* Material

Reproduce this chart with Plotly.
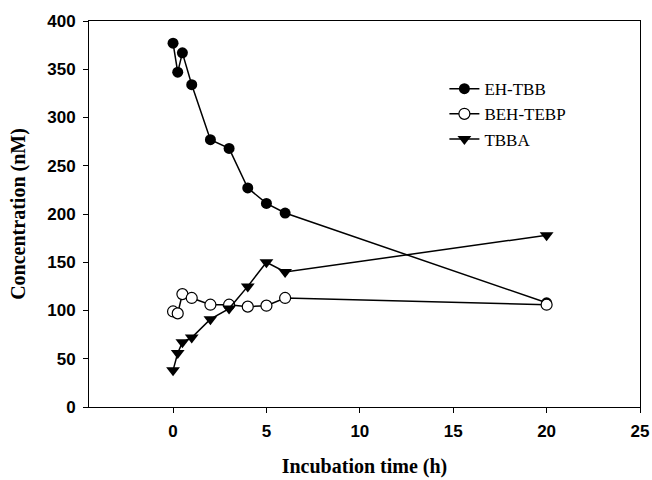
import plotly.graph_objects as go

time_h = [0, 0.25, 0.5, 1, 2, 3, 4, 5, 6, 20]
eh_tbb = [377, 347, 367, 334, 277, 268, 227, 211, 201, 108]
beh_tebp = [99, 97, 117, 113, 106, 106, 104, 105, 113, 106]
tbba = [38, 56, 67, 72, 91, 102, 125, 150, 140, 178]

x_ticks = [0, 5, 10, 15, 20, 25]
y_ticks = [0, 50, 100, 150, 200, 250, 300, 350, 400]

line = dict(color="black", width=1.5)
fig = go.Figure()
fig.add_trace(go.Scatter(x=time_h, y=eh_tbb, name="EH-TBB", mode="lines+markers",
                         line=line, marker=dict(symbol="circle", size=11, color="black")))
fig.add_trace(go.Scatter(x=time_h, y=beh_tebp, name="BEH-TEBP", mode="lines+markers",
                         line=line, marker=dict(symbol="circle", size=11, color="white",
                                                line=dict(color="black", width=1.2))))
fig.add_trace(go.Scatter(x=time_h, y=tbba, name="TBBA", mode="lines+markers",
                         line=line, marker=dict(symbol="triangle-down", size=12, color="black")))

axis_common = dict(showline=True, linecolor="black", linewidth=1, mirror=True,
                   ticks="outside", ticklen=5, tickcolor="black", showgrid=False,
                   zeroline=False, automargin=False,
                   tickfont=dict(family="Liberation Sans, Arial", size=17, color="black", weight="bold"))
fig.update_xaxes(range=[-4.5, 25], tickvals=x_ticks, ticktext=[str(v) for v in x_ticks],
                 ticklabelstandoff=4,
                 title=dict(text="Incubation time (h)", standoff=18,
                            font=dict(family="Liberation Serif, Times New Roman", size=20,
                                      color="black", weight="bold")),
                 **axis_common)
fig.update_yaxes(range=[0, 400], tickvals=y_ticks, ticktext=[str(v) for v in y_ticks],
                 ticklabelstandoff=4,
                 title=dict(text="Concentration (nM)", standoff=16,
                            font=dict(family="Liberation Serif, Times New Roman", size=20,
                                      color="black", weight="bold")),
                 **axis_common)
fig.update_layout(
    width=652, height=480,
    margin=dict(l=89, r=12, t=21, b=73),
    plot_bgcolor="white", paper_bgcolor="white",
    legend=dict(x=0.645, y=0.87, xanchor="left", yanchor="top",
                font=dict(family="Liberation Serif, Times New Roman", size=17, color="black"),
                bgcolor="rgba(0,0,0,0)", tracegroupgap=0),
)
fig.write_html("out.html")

* Required task
Repeat the lines of the listing above verbatim, beginning at its first line and ending at the line containing "150, 140, 178]", which is included. Omit pictures.

* Solution to this task
Reproduce this chart with Plotly.
import plotly.graph_objects as go

time_h = [0, 0.25, 0.5, 1, 2, 3, 4, 5, 6, 20]
eh_tbb = [377, 347, 367, 334, 277, 268, 227, 211, 201, 108]
beh_tebp = [99, 97, 117, 113, 106, 106, 104, 105, 113, 106]
tbba = [38, 56, 67, 72, 91, 102, 125, 150, 140, 178]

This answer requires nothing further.